Mr Cosgrove has been lining up this sector for some time. In a variant of the "Going once, going twice, and for the third and final time ... gone" mantra of the auction room, he sought proposals from the Real Estate Institute that might tighten controls and sanctions on agents who dupe or deceive consumers. The response was for minimal change, and that invited the minister to lower his gavel with some force. He proposes now to remove the institute's regulatory and disciplinary roles by creating a Real Estate Licensing Authority with power to suspend or remove agents and to order compensation be paid for victims of unethical practices. One positive spin-off from creation of the licensing authority will be that membership of the institute will no longer be compulsory.
Mr Cosgrove highlights an industry estimate of $1.2 billion in commissions this year to emphasise what he sees as greed by "land sharks" seeking to rip off consumers for even more. The language is strong and the measures, which are up for public consultation for the next six weeks, are far-reaching. Politically, the reforms are a no-brainer.
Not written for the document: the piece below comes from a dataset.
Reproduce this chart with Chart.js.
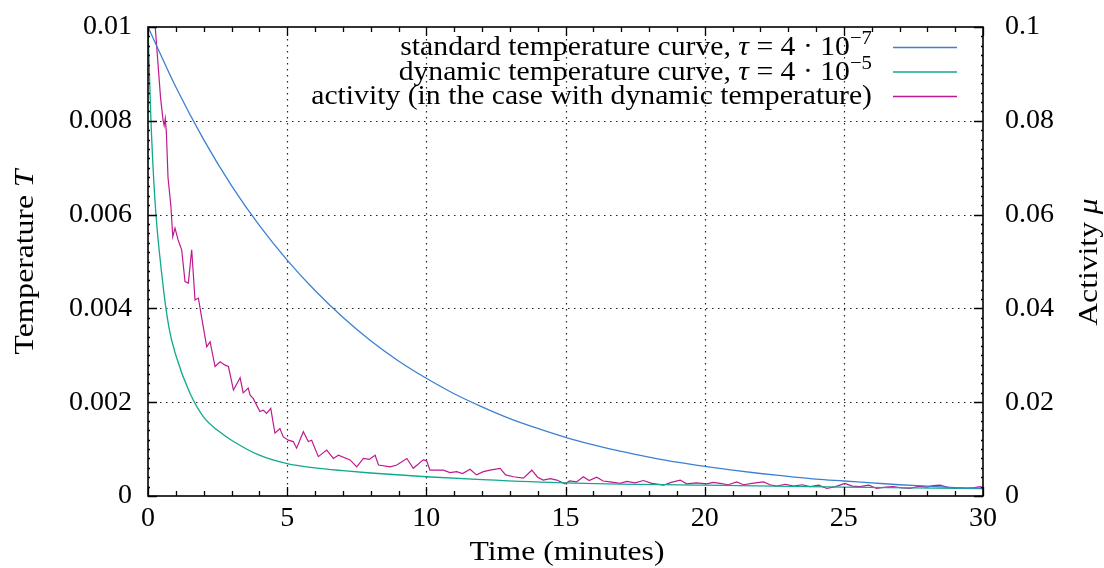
<!DOCTYPE html>
<html>
<head>
<meta charset="utf-8">
<script src="https://cdn.jsdelivr.net/npm/chart.js@4"></script>
<style>
  body { margin: 0; background: #fff; }
  canvas { display: block; }
</style>
</head>
<body>
<canvas id="annealChart" width="1104" height="568"></canvas>
<script>
// time axis (minutes) and tick labels
const timeTicks = ['0', '5', '10', '15', '20', '25', '30'];
const tempTicks = ['0', '0.002', '0.004', '0.006', '0.008', '0.01'];
const activityTicks = ['0', '0.02', '0.04', '0.06', '0.08', '0.1'];

// standard temperature curve, sampled every minute
const standardTime = [0, 1, 2, 3, 4, 5, 6, 7, 8, 9, 10, 11, 12, 13, 14, 15, 16, 17, 18, 19, 20, 21, 22, 23, 24, 25, 26, 27, 28, 29, 30];
const standardTemp = [0.0100, 0.00872, 0.00760, 0.00662, 0.00577, 0.00503, 0.00438, 0.00381, 0.00331, 0.00288, 0.00251,
  0.00218, 0.00190, 0.00165, 0.00144, 0.00125, 0.00109, 0.00095, 0.00083, 0.00072, 0.00063,
  0.00055, 0.00048, 0.00042, 0.00036, 0.00032, 0.00028, 0.00024, 0.00021, 0.00018, 0.00016];

// dynamic temperature curve
const dynamicTime = [0, 0.1, 0.25, 0.5, 0.75, 1, 1.5, 2, 2.5, 3, 4, 5, 6, 7, 8, 10, 12, 15, 20, 25, 30];
const dynamicTemp = [0.0100, 0.0081, 0.0063, 0.0047, 0.0036, 0.0030, 0.0022, 0.00168, 0.00140, 0.00119, 0.00087,
  0.00069, 0.00060, 0.00054, 0.00049, 0.00041, 0.00035, 0.00028, 0.00023, 0.00019, 0.00016];

// activity (dynamic temperature run), right axis
const activityTime = [0, 0.26, 0.45, 0.54, 0.58, 0.62, 0.66, 0.72, 0.82, 0.89, 0.97, 1.02, 1.08, 1.21, 1.33, 1.45,
  1.57, 1.69, 1.81, 1.93, 2.11, 2.23, 2.41, 2.59, 2.77, 2.89, 3.07, 3.31, 3.42, 3.60, 3.67, 3.78,
  4.02, 4.14, 4.26, 4.41, 4.56, 4.74, 4.86, 5.04, 5.22, 5.34, 5.58, 5.76, 5.88, 6.12, 6.42, 6.66, 6.84,
  7.26, 7.50, 7.74, 7.95, 8.16, 8.28, 8.70, 8.94, 9.30, 9.53, 9.89, 10.01, 10.13, 10.37, 10.61, 10.85,
  11.09, 11.30, 11.57, 11.80, 12.05, 12.29, 12.65, 12.85, 13.13, 13.49, 13.79, 14.00, 14.20, 14.45, 14.69,
  14.98, 15.15, 15.40, 15.64, 15.85, 16.12, 16.35, 16.60, 16.96, 17.20, 17.50, 17.80, 18.10, 18.52, 18.80,
  19.12, 19.35, 19.70, 20.08, 20.30, 20.55, 20.85, 21.15, 21.40, 21.70, 22.11, 22.35, 22.59, 22.90, 23.19,
  23.50, 23.79, 24.10, 24.39, 24.70, 25.04, 25.30, 25.58, 25.90, 26.18, 26.50, 26.78, 27.10, 27.38, 27.70,
  27.98, 28.20, 28.46, 28.70, 28.94, 29.20, 29.42, 29.70, 29.90, 30];
const activityValue = [0.125, 0.100, 0.085, 0.0802, 0.0790, 0.0805, 0.0775, 0.0678, 0.0620, 0.0553, 0.0571, 0.0560,
  0.0546, 0.0525, 0.0457, 0.0454, 0.0525, 0.0418, 0.0422, 0.0380, 0.0318, 0.0329, 0.0276, 0.0286, 0.0279,
  0.0276, 0.0226, 0.0252, 0.0220, 0.0230, 0.0215, 0.0208, 0.0180, 0.0183, 0.0176, 0.0187, 0.0134, 0.0144,
  0.0126, 0.0119, 0.0116, 0.0102, 0.0137, 0.0116, 0.0119, 0.0084, 0.0098, 0.0080, 0.0087, 0.0077, 0.0062,
  0.0080, 0.0078, 0.0087, 0.0066, 0.0062, 0.0066, 0.0080, 0.0059, 0.0077, 0.0075, 0.0055, 0.0055, 0.0055,
  0.0050, 0.0052, 0.0048, 0.0057, 0.0045, 0.0052, 0.0055, 0.0059, 0.0045, 0.0041, 0.0038, 0.0055, 0.0040,
  0.0034, 0.0037, 0.0034, 0.0026, 0.0032, 0.0030, 0.0041, 0.0033, 0.0040, 0.0032, 0.0030, 0.0027, 0.0031,
  0.0028, 0.0033, 0.0027, 0.0023, 0.0029, 0.0034, 0.0026, 0.0028, 0.0026, 0.0029, 0.0027, 0.0024, 0.0030,
  0.0024, 0.0027, 0.0030, 0.0024, 0.0021, 0.0025, 0.0021, 0.0024, 0.0020, 0.0023, 0.0016, 0.0020, 0.0027,
  0.0021, 0.0020, 0.0023, 0.0016, 0.0019, 0.0020, 0.0017, 0.0016, 0.0021, 0.0019, 0.0022, 0.0023, 0.0019,
  0.0016, 0.0017, 0.0016, 0.0018, 0.0020, 0.0016];

const serif = "'Liberation Serif', 'DejaVu Serif', serif";
const toPoints = (xs, ys) => xs.map((x, i) => ({ x: x, y: ys[i] }));

// frame, dotted grid and inward ticks, gnuplot style
const framePlugin = {
  id: 'frame',
  beforeDatasetsDraw(chart) {
    const { ctx, chartArea: a, scales } = chart;
    const x = scales.x, yT = scales.yT;
    ctx.save();
    ctx.strokeStyle = '#222';
    ctx.lineWidth = 1.2;
    ctx.setLineDash([1.5, 4.5]);
    for (let v = 5; v < 30; v += 5) {
      const px = Math.round(x.getPixelForValue(v)) + 0.5;
      ctx.beginPath(); ctx.moveTo(px, a.top); ctx.lineTo(px, a.bottom); ctx.stroke();
    }
    for (let i = 1; i < tempTicks.length - 1; i++) {
      const py = Math.round(yT.getPixelForValue(i * 0.002)) + 0.5;
      ctx.beginPath(); ctx.moveTo(a.left, py); ctx.lineTo(a.right, py); ctx.stroke();
    }
    ctx.restore();
  },
  afterDatasetsDraw(chart) {
    const { ctx, chartArea: a, scales } = chart;
    const x = scales.x, yT = scales.yT;
    ctx.save();
    ctx.strokeStyle = '#000';
    ctx.lineWidth = 1.3;
    for (let v = 0; v <= 30; v += 1) {
      const len = v % 5 === 0 ? 9 : 5;
      const px = Math.round(x.getPixelForValue(v)) + 0.5;
      ctx.beginPath();
      ctx.moveTo(px, a.bottom); ctx.lineTo(px, a.bottom - len);
      ctx.moveTo(px, a.top); ctx.lineTo(px, a.top + len);
      ctx.stroke();
    }
    for (let i = 0; i <= 50; i++) {
      const len = i % 10 === 0 ? 9 : 2;
      const py = Math.round(yT.getPixelForValue(i * 0.0002)) + 0.5;
      ctx.beginPath();
      ctx.moveTo(a.left, py); ctx.lineTo(a.left + len, py);
      ctx.moveTo(a.right, py); ctx.lineTo(a.right - len, py);
      ctx.stroke();
    }
    ctx.lineWidth = 1.6;
    ctx.strokeRect(a.left, a.top, a.right - a.left, a.bottom - a.top);
    ctx.restore();
  }
};

// rich text pieces: [text, style]; style '' normal, 'i' italic, 's' superscript
function fontFor(p, size) {
  return (p[1] === 'i' ? 'italic ' : '') + (p[1] === 's' ? size * 0.7 : size) + 'px ' + serif;
}
function richWidth(ctx, parts, size) {
  let w = 0;
  parts.forEach(p => { ctx.font = fontFor(p, size); w += ctx.measureText(p[0]).width; });
  return w;
}
function drawRich(ctx, parts, x, y, size) {
  parts.forEach(p => {
    ctx.font = fontFor(p, size);
    ctx.fillText(p[0], x, p[1] === 's' ? y - size * 0.4 : y);
    x += ctx.measureText(p[0]).width;
  });
}
// draw with a horizontal stretch so the Times-like face spreads like the original
function drawStretched(ctx, parts, x, y, size, sx, align) {
  const w = richWidth(ctx, parts, size) * sx;
  const start = align === 'right' ? x - w : align === 'center' ? x - w / 2 : x;
  ctx.save();
  ctx.translate(start, y);
  ctx.scale(sx, 1);
  drawRich(ctx, parts, 0, 0, size);
  ctx.restore();
}

const legendRows = [
  { parts: [['standard temperature curve, ', ''], ['τ', 'i'], [' = 4 · 10', ''], ['−7', 's']], color: '#3d80d2' },
  { parts: [['dynamic temperature curve, ', ''], ['τ', 'i'], [' = 4 · 10', ''], ['−5', 's']], color: '#10a98e' },
  { parts: [['activity (in the case with dynamic temperature)', '']], color: '#c0198f' }
];

const textPlugin = {
  id: 'texts',
  afterDraw(chart) {
    const ctx = chart.ctx;
    ctx.save();
    ctx.fillStyle = '#000';
    ctx.textBaseline = 'alphabetic';
    ctx.textAlign = 'left';
    // legend
    legendRows.forEach((row, i) => {
      const y = 47 + i * 24.5;
      drawStretched(ctx, row.parts, 872, y + 8, 27, 1.1, 'right');
      ctx.strokeStyle = row.color;
      ctx.lineWidth = 1.3;
      ctx.beginPath(); ctx.moveTo(893, y + 0.5); ctx.lineTo(957, y + 0.5); ctx.stroke();
    });
    // axis titles
    drawStretched(ctx, [['Time (minutes)', '']], 567, 560, 28, 1.13, 'center');
    [[[['Temperature ', ''], ['T', 'i']], 33], [[['Activity ', ''], ['μ', 'i']], 1097]].forEach(t => {
      ctx.save();
      ctx.translate(t[1], 262);
      ctx.rotate(-Math.PI / 2);
      drawStretched(ctx, t[0], 0, 0, 28, 1.13, 'center');
      ctx.restore();
    });
    ctx.restore();
  }
};

const tickFont = { family: serif, size: 28 };
// y axes: fixed width and no label overhang, so the plot box sits where the original's does
const fitY = w => s => { s.width = w; s.paddingTop = 0; s.paddingBottom = 0; };

new Chart(document.getElementById('annealChart').getContext('2d'), {
  type: 'line',
  data: {
    datasets: [
      {
        label: 'standard temperature curve',
        data: toPoints(standardTime, standardTemp),
        yAxisID: 'yT',
        borderColor: legendRows[0].color,
        borderWidth: 1.3,
        pointRadius: 0,
        cubicInterpolationMode: 'monotone'
      },
      {
        label: 'dynamic temperature curve',
        data: toPoints(dynamicTime, dynamicTemp),
        yAxisID: 'yT',
        borderColor: legendRows[1].color,
        borderWidth: 1.3,
        pointRadius: 0,
        cubicInterpolationMode: 'monotone'
      },
      {
        label: 'activity',
        data: toPoints(activityTime, activityValue),
        yAxisID: 'yA',
        borderColor: legendRows[2].color,
        borderWidth: 1.2,
        pointRadius: 0,
        tension: 0
      }
    ]
  },
  options: {
    responsive: false,
    animation: false,
    devicePixelRatio: 1,
    layout: { padding: { top: 27, left: 0, right: 0, bottom: 0 } },
    plugins: {
      legend: { display: false },
      tooltip: { enabled: false }
    },
    scales: {
      x: {
        type: 'linear',
        min: 0,
        max: 30,
        afterFit: s => { s.height = 72; s.paddingLeft = 0; s.paddingRight = 0; },
        grid: { display: false, drawTicks: false },
        border: { display: false },
        ticks: {
          stepSize: 5,
          padding: 6,
          color: '#000',
          font: tickFont,
          maxRotation: 0,
          callback: (v, i) => timeTicks[i]
        }
      },
      yT: {
        position: 'left',
        min: 0,
        max: 0.01,
        afterFit: fitY(148),
        grid: { display: false, drawTicks: false },
        border: { display: false },
        ticks: {
          stepSize: 0.002,
          padding: 16,
          color: '#000',
          font: tickFont,
          callback: (v, i) => tempTicks[i]
        }
      },
      yA: {
        position: 'right',
        min: 0,
        max: 0.1,
        afterFit: fitY(121),
        grid: { display: false, drawTicks: false },
        border: { display: false },
        ticks: {
          stepSize: 0.02,
          padding: 22,
          color: '#000',
          font: tickFont,
          callback: (v, i) => activityTicks[i]
        }
      }
    }
  },
  plugins: [framePlugin, textPlugin]
});
</script>
</body>
</html>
There are no votes to be gained by backing an industry with such a poor image, however misstated that might be.
The institute, as much as agents on the ground, ought to wear much of the blame for the Government's intervention. It has regarded its duty of self-regulation for the industry as about just one of those two words, self. It has referred few complaints to the moribund Real Estate Licensing Board and devolved most others to its own membership to handle, slowly and cosily, to the consternation of aggrieved vendors or buyers. It did not act when the political signals were clear: change or be changed.
In forcing the minister's hand, the institute has damaged the concept of self-regulation for other industries. Bureaucrats bristle at the thought that government agencies or government-controlled appointments do not rule over certain sectors of the economy. This Government seems sceptical of self-policing, despite the clear eradication of red tape and cost in having industry bodies, with independent members, empowered to deal with consumer complaints. The institute has failed to act sufficiently strongly against bad agents and, in so doing, has permitted their actions to tarnish its wider membership.
Reaction to the proposed changes is mixed. Some major real estate firms worry about the cost to the taxpayer of Mr Cosgrove's new apparatus and accuse him of over-reaction. Others, equally well known, accept that law changes are inevitable and will clear their industry of a poor image in which some instances of deceit have been compounded by suspicions of cronyism and self-protection. The latter view is probably correct but it says much about the industry's leadership that it allowed matters to get so bad that the Government had to scratch, so forcefully, its regulatory itch.